Hace más de un siglo, Max Weber arguyó que la clave de la revolución industrial capitalista se encontraba en la extraordinaria ética del esfuerzo de ciertas minorías protestantes. Ramiro de Maeztu le replicó, en seguida, que ese mismo espíritu enaltecedor del trabajo se podía rastrear en los empresarios vascos, que bien católicos eran. Por tanto, había que aislar la idea del esfuerzo cotidiano de su contexto religioso.
Es un hecho indiscutible que las dos o tres últimas generaciones de españoles han conseguido instalar la revolución industrial en nuestra nación. Es patente el contraste entre ese ejercicio colectivo y la «abulia» (como, antes, se decía) de nuestros antepasados contemporáneos. Ahora bien, un análisis cuidadoso de las actitudes dominantes de nuestra particular «ética del esfuerzo» revela que es una cualidad un tanto rara para nosotros. Se mantiene en la minoría de los deportistas profesionales. Sin embargo, no se ha conseguido mucho en el mundo de la enseñanza e, incluso, en el de la selección del funcionariado («oposiciones»). Fuera del deporte profesional, la acción de «competir» la ven muchos españoles actuales con un deje negativo, como si fuera algo insolidario o deshumanizado.

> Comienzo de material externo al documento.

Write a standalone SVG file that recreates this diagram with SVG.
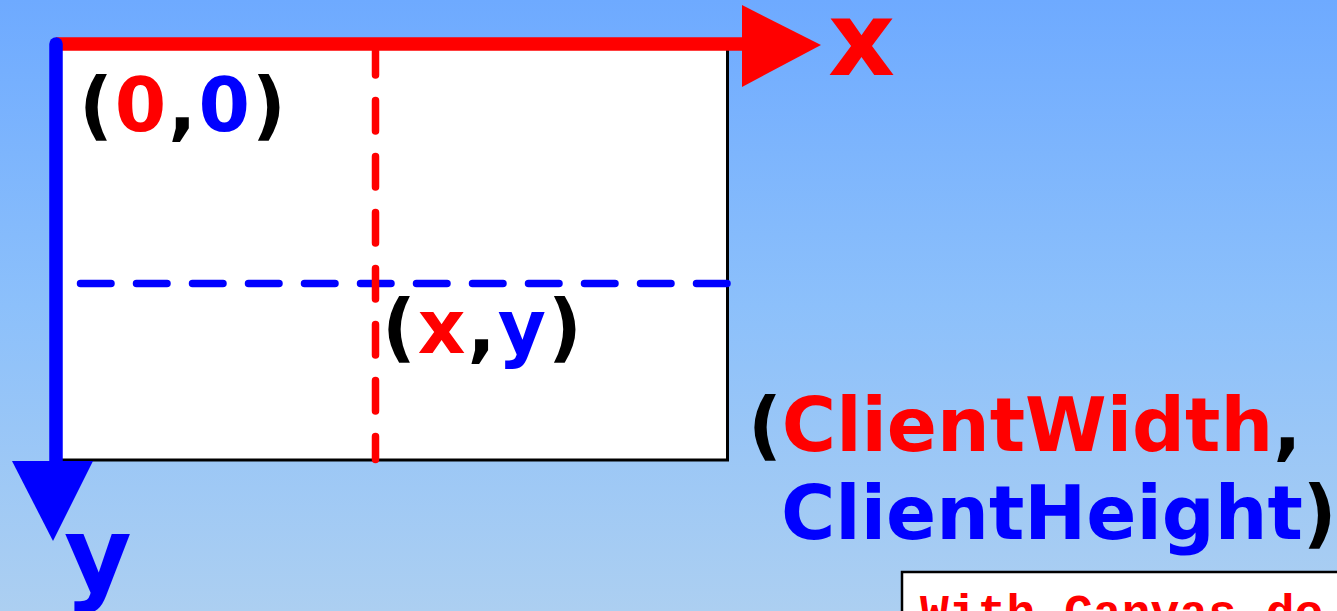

Subsiste, todavía, la asociación del «esfuerzo» con la fatiga y, no tanto, con el resultado de la mejora individual y colectiva. No digamos si a ese término le acompaña una «ética».
Supongamos que la hipótesis de Max Weber es la correcta (nadie la ha rechazado en bloque). Se podría avanzar, entonces, que la curva del extraordinario desarrollo económico español de las dos o tres últimas generaciones ha llegado a la asíntota. Es decir, nos aproximamos a la estabilidad, incluso, con algunos posibles retrocesos. Un ejemplo podría ser la escasa dedicación de muchos activos en sus puestos profesionales. Esa sería la razón por la que se confía más en el aumento de la productividad que introducen los procesos tecnológicos o informáticos en las empresas o las oficinas públicas. Sin embargo, todavía, sigue contando el factor humano.

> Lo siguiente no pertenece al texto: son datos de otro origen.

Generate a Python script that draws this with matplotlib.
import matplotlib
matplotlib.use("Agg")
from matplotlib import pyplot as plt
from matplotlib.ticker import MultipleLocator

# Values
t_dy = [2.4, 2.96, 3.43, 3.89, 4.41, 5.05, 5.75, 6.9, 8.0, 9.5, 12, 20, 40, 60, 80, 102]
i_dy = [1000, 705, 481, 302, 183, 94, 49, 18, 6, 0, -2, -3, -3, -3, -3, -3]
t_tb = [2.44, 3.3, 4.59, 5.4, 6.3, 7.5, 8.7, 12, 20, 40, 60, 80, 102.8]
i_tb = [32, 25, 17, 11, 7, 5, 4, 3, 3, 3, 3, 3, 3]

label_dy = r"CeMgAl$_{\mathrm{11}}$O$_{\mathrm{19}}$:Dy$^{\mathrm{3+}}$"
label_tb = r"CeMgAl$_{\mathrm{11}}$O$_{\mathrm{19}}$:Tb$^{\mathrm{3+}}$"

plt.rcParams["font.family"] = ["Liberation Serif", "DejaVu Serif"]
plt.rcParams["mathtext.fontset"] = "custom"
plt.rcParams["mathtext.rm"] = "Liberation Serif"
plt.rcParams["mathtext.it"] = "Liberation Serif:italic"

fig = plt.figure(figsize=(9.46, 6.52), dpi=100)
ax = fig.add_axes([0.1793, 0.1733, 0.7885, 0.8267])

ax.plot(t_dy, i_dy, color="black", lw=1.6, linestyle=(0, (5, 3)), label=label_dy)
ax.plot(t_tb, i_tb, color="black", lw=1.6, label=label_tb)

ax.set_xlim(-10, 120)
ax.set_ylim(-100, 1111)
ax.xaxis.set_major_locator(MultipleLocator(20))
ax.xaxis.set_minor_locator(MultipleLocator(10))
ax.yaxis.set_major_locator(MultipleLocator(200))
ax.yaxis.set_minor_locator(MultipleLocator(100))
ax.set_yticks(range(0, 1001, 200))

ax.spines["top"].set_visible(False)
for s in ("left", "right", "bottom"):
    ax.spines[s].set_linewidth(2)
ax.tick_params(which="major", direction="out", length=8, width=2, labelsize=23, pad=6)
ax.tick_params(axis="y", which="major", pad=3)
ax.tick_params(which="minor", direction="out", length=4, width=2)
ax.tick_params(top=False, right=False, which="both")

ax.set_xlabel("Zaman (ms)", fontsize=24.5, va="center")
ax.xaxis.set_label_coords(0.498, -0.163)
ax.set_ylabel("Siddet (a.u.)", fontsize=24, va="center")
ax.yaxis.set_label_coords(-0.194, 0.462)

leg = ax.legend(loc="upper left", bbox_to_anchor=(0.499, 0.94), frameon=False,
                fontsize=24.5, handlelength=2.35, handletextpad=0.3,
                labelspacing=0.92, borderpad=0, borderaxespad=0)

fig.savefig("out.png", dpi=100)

Ahora, es moda la creencia de que «no hay que matarse a trabajar», puesto que el éxito depende de muchos factores aleatorios; la suerte, vaya. Empero, la auténtica «ética del esfuerzo» no se fija, tanto, en la competición con los demás, sino con uno mismo. Esto es, el triunfo o el éxito no son metas primordiales, sino algo tan antiguo como «la satisfacción del deber cumplido». No hay por qué renegar de las fórmulas valetudinarias, por muy «progresista» que uno se considere. Por cierto, la ubicua ideología del progresismo, prevalente en España, es, casi, el reverso de la «ética del esfuerzo». Pero, esa es otra historia.
La «ética del esfuerzo» significa la disposición a dejar a un lado, de momento, las muchas retribuciones de la vida, para concentrarse en las tareas cotidianas. Determinados fenómenos demográficos recientes, como la inusitada reducción de la fecundidad en las mujeres españolas, dependen mucho de la pérdida del valor del esfuerzo. En su lugar, se alza su contrario, el disfrute de la vida, el placer inmediato.